The Fahan students’ response to the challenge was to produce a video entry they called Our Promise, which focused on the consequences of cyberbullying and the importance of its recognition, as one in ten students in Australia have, or are, dealing with cyberbullying issues.
The girls initially launched their Our Promise campaign at a Cyberbullying Awareness Assembly that they held for their peers on Tuesday 19 October.
The girls’ Computing teacher, Jane Macrossan, who assisted and guided them through the project, said that she is impressed by the level of thought that they put into developing the anti cyberbullying campaign.
“What began as a competition entry has developed above and beyond and become a campaign that has resonated with my students,” Mrs Macrossan said.
“We used a powerful message from Martin Luther King Jr as the prompt for discussion about the ways we could highlight the problem that bullying behaviour is reinforced when people watch and do nothing – In the end we will remember not the words of our enemies, but the silence of our friends. This encouraged further discussion from the girls who raised the idea of using Kate Miller-Heidke’s song Caught in the Crowd, which is about standing by and not taking action, as they felt that this was a message that their peers would connect with. So we contacted Sony Australia who generously gave us the rights to use the song.
“The process of creating the short film has shown my students that they have support not only from the students and staff at Fahan School but also from the wider community and several very prominent Australians. The fact that these well known identities have taken the time to assist the girls has really driven home to them that we are all part of the solution.”

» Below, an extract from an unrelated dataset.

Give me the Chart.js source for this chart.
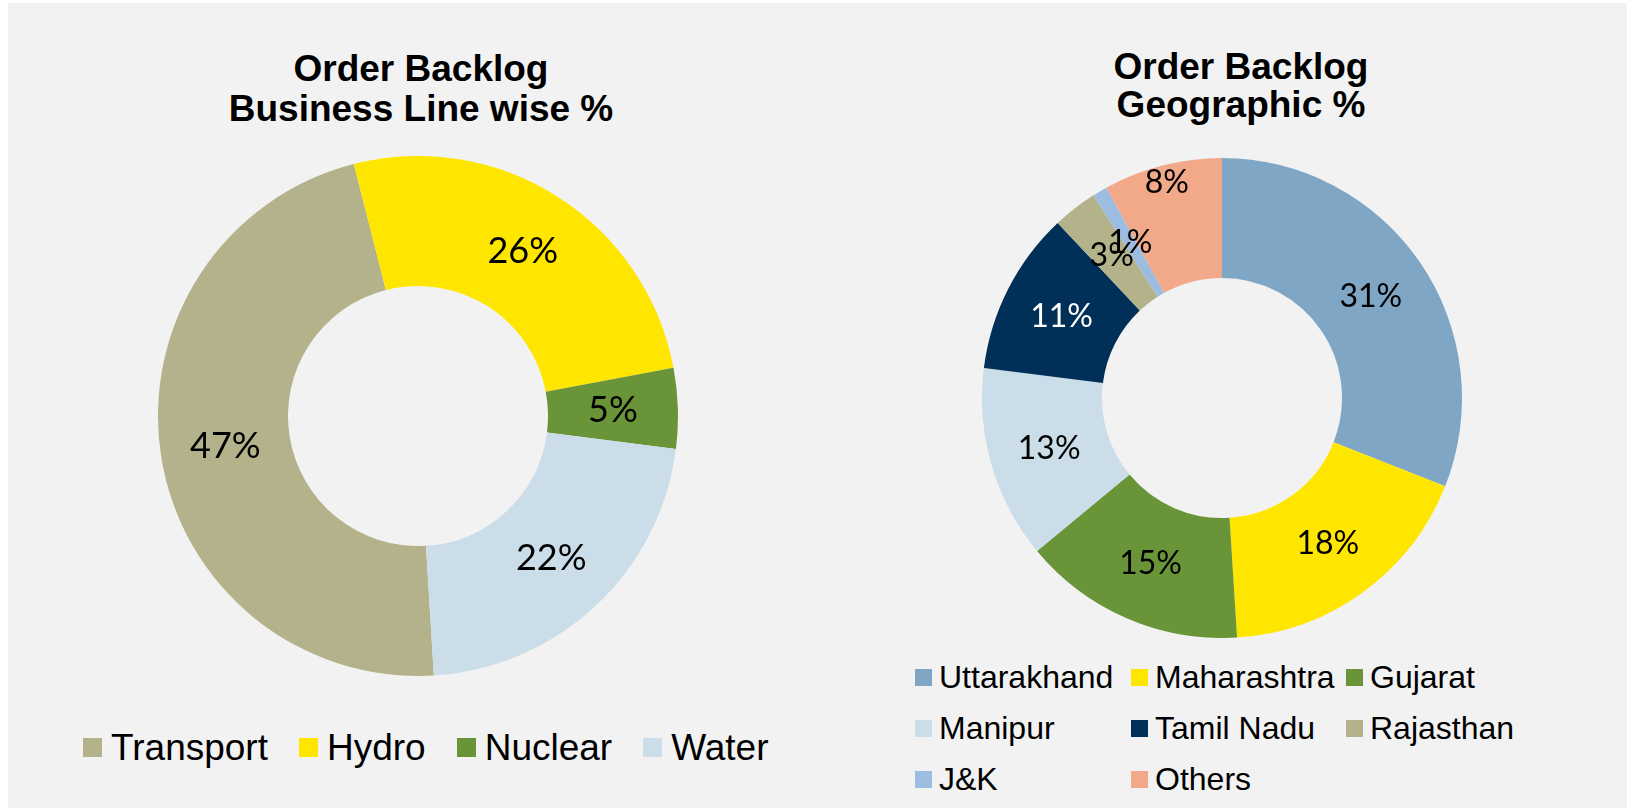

The girls also invited Ali Halkic, the father of teenager Allem Halkic, who tragically took his own life due to cyberbullying, to speak to their peers and parents at the Cyberbullying Awareness Assembly about the devastating effect cyberbullying can have. During his visit to the School Ali said that he and his wife, Dina, were so proud of what our Fahan girls had achieved and it gave them hope, not only that the anti-cyberbullying message is being communicated, but that it is being communicated by those people who are most involved in the issue.
The students said that it meant a lot to them that what they had done had made such a difference to Ali and Dina and showed them that they could really be part of the solution. Year 10 student Frankie Bush said that she has a real appreciation now for the idea that one person can make a difference.
“Our teacher, Mrs Macrossan brought the project to us in class and from there, from one person having the idea, we have developed it and taken it, not only to our school but also to people in the wider community, including politicians who are the policy makers of our society and hopefully to our peers outside of Fahan,” Miss Bush said.
Following the girls' own assembly they asked every student to sign Our Promise, a pledge written by the class - not to join in; to seek help; to protect each other. This book is now housed in the front office as a permanent reminder of the solemn promise that Fahan students have made to each other.
At the awards ceremony in Launceston, after it was announced that they had won, Police Commissioner, Darren Hine, got up on the stage to congratulate them and said that watching their film clip was still an emotional experience for him.
"I'm still getting over seeing it ... breathtaking and well done to the girls," Mr Hine said.